Kampf um Gehalt und Anerkennung
Am Freitag vergangener Woche brannte es bei einer Kundgebung von Lehrern auf dem Heldenplatz in Budapest. Das lag nicht etwa an Krawallen, vielmehr verbrannten die Lehrer Briefe, in denen die Schulbehörden ihnen mit Entlassung gedroht hatten, sollten sie weiter aufmüpfig sein. Eine Demonstration durch die Stadt, organisiert von Schülern und Schülerinnen der Facebook-Gruppe »Schüler für Lehrer«, führte dann zu einer Kundgebung vor dem Innenministerium unter dem Motto »Hände weg von unseren Lehrern«. Auch die Gewerkschaften hatten zu landesweiten Demonstrationen aufgerufen. Die Demonstrierenden forderten sofortige Gehaltserhöhungen, um dem Lehrermangel entgegenzuwirken, berufliche Autonomie für Lehrer, Lehrmaterial, das »lehrbar und lernbar« ist, »lebenswerte Schulen« und einen Dialog über Bildung.
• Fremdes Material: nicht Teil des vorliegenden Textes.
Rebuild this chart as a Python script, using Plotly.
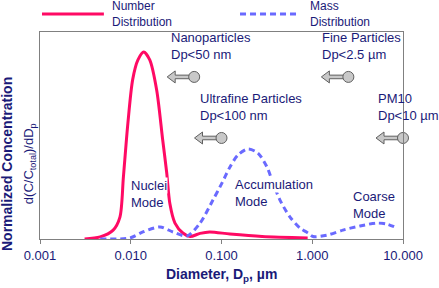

Seit dem 5. Oktober streiken die Lehrer Ungarns, üben sich aber auch in zivilem Ungehorsam. Das liegt auch an einer diesjährigen Verordnung, mit der die ungarische Regierung die Streikgesetze verschärft und die Bedingungen, unter denen Lehrkräfte legal streiken können, eingeschränkt hat. Die Verordnung wurde erlassen, nachdem die Lehrergewerkschaften im Januar zu einem Warnstreik aufgerufen hatten. Sie ordnet an, dass die Gewerkschaften und der Schulbezirk eine Einigung über die Aufrechterhaltung der Notbetreuung der Schüler während eines Streiks erzielen müssen.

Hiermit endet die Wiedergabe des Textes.